Texas' Big Four metros are experiencing some gains, but growth is coming from industries rooted in the service sector, construction, public administration and not necessarily bound to large blocks of traditional office space. "Every month we go with a jobless recovery is another month we go from an office market recovery," says Robert Kramp, Grubb & Ellis' director of client services. And whether it's the office or industrial sector, there have been marginal gains due to in-place practices that keep Texas at the forefront because its pro-business attitude can most often turn a higher take-home pay for corporations.
Dallas will take longer to recover because it's been hit the hardest. "To understand Dallas today, you have to understand Dallas of the past," Kramp tells GlobeSt.com. The high office vacancy, 25.4% by the research team's calculations, is a struggle to survive, but causes more consternation outside the state limits than it does inside. "Dallas owners and landlords are accustomed to doing business at three to four times the national average. It's their perspective of doing business," he says of the can-do attitude that closes deals in the darkest of times in the 185-million-sf inventory. A rebound that started in the second half of 2003 will bring positive numbers this year for both sectors. "By 2005, the Dallas office leasing market will have begun to swing back toward landlords," he predicts.
Kramp ranks Houston as the most favorable office market from a tenants' perspective followed by Dallas, Austin and San Antonio in that order. Researchers put Houston's vacancy at 19.7%; Austin, 21.4%; and San Antonio, 20.4%.
The Texas/Oklahoma forecast showed all office markets bled red ink for absorption "mainly throughout the entire year although the rate at which users were dumping space slowed with some markets, such as Austin and Dallas/Fort Worth, finally stabilizing as the year drew to a close."
The industrial stack-up, with tenants also in the driver's seat, has Dallas first and trailed by Houston, San Antonio and Austin. The DFW's industrial market is primed with opportunity as a result of the lowest occupancy costs in 15 years...and will stay that way for at least another nine months, Kramp says. The team pegs vacancy at 10.3% in an inventory pushing 640 million sf, with another 4.5 million sf under construction. Houston's vacancy is 8.5%; San Antonio, 13.2%; and Austin, 15.2%.

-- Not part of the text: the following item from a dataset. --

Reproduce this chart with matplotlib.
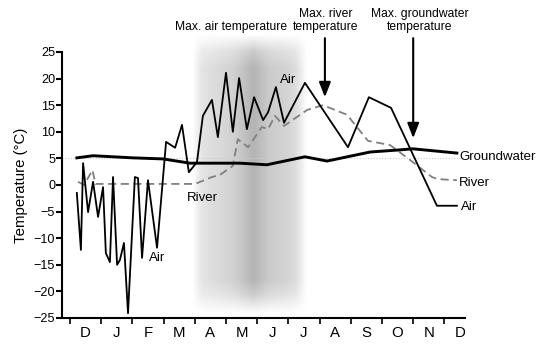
import numpy as np
import matplotlib
matplotlib.use("Agg")
import matplotlib.pyplot as plt
from matplotlib import font_manager

# font: narrow helvetica look if there is one
names = {f.name for f in font_manager.fontManager.ttflist}
if "Liberation Sans Narrow" in names:
    plt.rcParams["font.family"] = ["Liberation Sans Narrow", "DejaVu Sans"]
    fs = 1.0
else:
    plt.rcParams["font.family"] = ["Liberation Sans", "DejaVu Sans"]
    fs = 0.83

# data, x in months from start of December
months = ["D", "J", "F", "M", "A", "M", "J", "J", "A", "S", "O", "N", "D"]

air_x = [0.22, 0.35, 0.42, 0.58, 0.74, 0.90, 1.06, 1.15, 1.28, 1.38, 1.51, 1.60,
         1.73, 1.86, 2.08, 2.18, 2.31, 2.50, 2.79, 3.08, 3.37, 3.59, 3.81, 4.07,
         4.26, 4.55, 4.74, 5.00, 5.22, 5.42, 5.67, 5.90, 6.19, 6.35, 6.60, 6.86,
         7.53, 8.91, 9.58, 10.29, 11.76, 12.40]
air_t = [-1.5, -12.2, 4.1, -5.1, 0.6, -6.0, -0.4, -12.8, -14.5, 1.5, -15.0, -14.1,
         -10.9, -24.1, 1.5, 1.3, -13.7, 0.9, -11.8, 8.1, 7.0, 11.3, 2.4, 4.3,
         13.0, 16.0, 9.0, 21.1, 10.0, 20.1, 10.5, 16.5, 12.2, 13.7, 18.4, 11.7,
         19.2, 7.1, 16.5, 14.5, -3.9, -3.9]

river_x = [0.26, 0.45, 0.72, 0.82, 1.0, 2.0, 3.0, 4.01, 4.55, 4.81, 5.22, 5.38,
           5.71, 6.15, 6.35, 6.57, 6.86, 7.60, 8.11, 8.88, 9.55, 10.26, 10.90,
           11.60, 11.79, 12.40]
river_t = [0.6, 0.0, 2.8, 0.2, 0.2, 0.2, 0.2, 0.2, 1.5, 1.9, 3.6, 8.6,
           7.1, 10.9, 10.5, 13.0, 11.1, 14.1, 15.0, 13.2, 8.3, 7.5, 4.7,
           1.5, 1.1, 0.9]

gw_x = [0.22, 0.74, 2.02, 2.98, 3.85, 5.45, 6.31, 7.53, 8.24, 9.62, 10.58, 10.99, 12.40]
gw_t = [5.1, 5.5, 5.1, 4.9, 4.1, 4.1, 3.8, 5.3, 4.5, 6.2, 6.6, 6.8, 6.0]

fig = plt.figure(figsize=(5.39, 3.45), dpi=100)
ax = fig.add_axes([0.115, 0.0783, 0.7477, 0.771])

# shaded band for max. air temperature period (soft grey gradient)
bx = np.linspace(0, 1, 400)
by = np.linspace(0, 1, 300)
prof = np.interp(bx, [0, 0.03, 0.08, 0.2, 0.35, 0.45, 0.53, 0.6, 0.68, 0.8, 0.9, 0.96, 1.0],
                 [0.0, 0.05, 0.11, 0.14, 0.18, 0.24, 0.3, 0.25, 0.2, 0.18, 0.14, 0.06, 0.0])
k = np.ones(21) / 21
prof = np.convolve(prof, k, mode="same")
env = np.interp(by, [0, 0.07, 0.12, 0.88, 0.94, 1.0], [0, 0.7, 1, 1, 0.7, 0])
img = 1 - np.outer(env, prof)
ax.imshow(img, cmap="gray", vmin=0, vmax=1, extent=[3.95, 7.6, -24.2, 28.4],
          origin="lower", aspect="auto", interpolation="bilinear", zorder=0,
          clip_on=False)

ax.axhline(5, color="#cccccc", lw=0.8, ls=(0, (1, 1.5)), zorder=1)
ax.plot(river_x, river_t, color="#808080", lw=1.3, ls=(0, (4.5, 2.5)), zorder=2)
ax.plot(air_x, air_t, color="black", lw=1.3, zorder=3)
ax.plot(gw_x, gw_t, color="black", lw=2.1, zorder=4)

ax.set_xlim(-0.256, 12.66)
ax.set_ylim(-25, 25)

for s in ["top", "right"]:
    ax.spines[s].set_visible(False)
ax.spines["left"].set_linewidth(1.5)
ax.spines["bottom"].set_linewidth(1.5)

ax.set_yticks(range(-25, 26, 5))
ax.tick_params(axis="y", length=4, width=1.5, pad=1, labelsize=11 * fs)
ax.set_xticks(range(13))
ax.set_xticklabels([])
ax.set_xticks(np.arange(13) + 0.5, minor=True)
ax.set_xticklabels(months, minor=True)
ax.tick_params(axis="x", which="major", length=4, width=1.2)
ax.tick_params(axis="x", which="minor", length=0, pad=6, labelsize=13 * fs)
ax.set_ylabel("Temperature (°C)", fontsize=13 * fs, labelpad=4)

# line labels
lab = dict(fontsize=11.5 * fs, va="center", clip_on=False)
ax.text(12.47, 5.3, "Groundwater", ha="left", **lab)
ax.text(12.47, 0.4, "River", ha="left", **lab)
ax.text(12.53, -4.1, "Air", ha="left", **lab)
ax.text(6.99, 19.7, "Air", ha="center", **lab)
ax.text(4.23, -2.4, "River", ha="center", **lab)
ax.text(2.79, -13.7, "Air", ha="center", **lab)

# annotations
ann = dict(ha="center", va="center", fontsize=10.5 * fs, linespacing=1.05, clip_on=False)
ax.text(5.16, 29.7, "Max. air temperature", **ann)
ax.text(8.2, 30.9, "Max. river\ntemperature", **ann)
ax.text(11.22, 30.9, "Max. groundwater\ntemperature", **ann)
arw = dict(arrowstyle="-|>,head_length=0.9,head_width=0.35", color="black", lw=1.5,
           shrinkA=0, shrinkB=0)
ax.annotate("", xy=(8.17, 16.5), xytext=(8.17, 27.6), arrowprops=arw,
            annotation_clip=False)
ax.annotate("", xy=(11.0, 8.8), xytext=(11.0, 27.6), arrowprops=arw,
            annotation_clip=False)

fig.savefig("out.png", dpi=100)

Tantamount to the metros' influence, the state's maquiladora trade carries an economic clout of close to $250 billion for the US and Mexico. Last year was the roughest ride in four decades. Kramp says there are some gains being made, but it's now coming from small to mid-size users instead of big box assembly lines, many of which have been lost to China. In the last two years, more than 240,000 jobs were lost along the 1,254-mile border between Texas and Mexico. "It will be a challenging year ahead due to globalization," he says of the exporting of jobs to countries with cheaper overhead.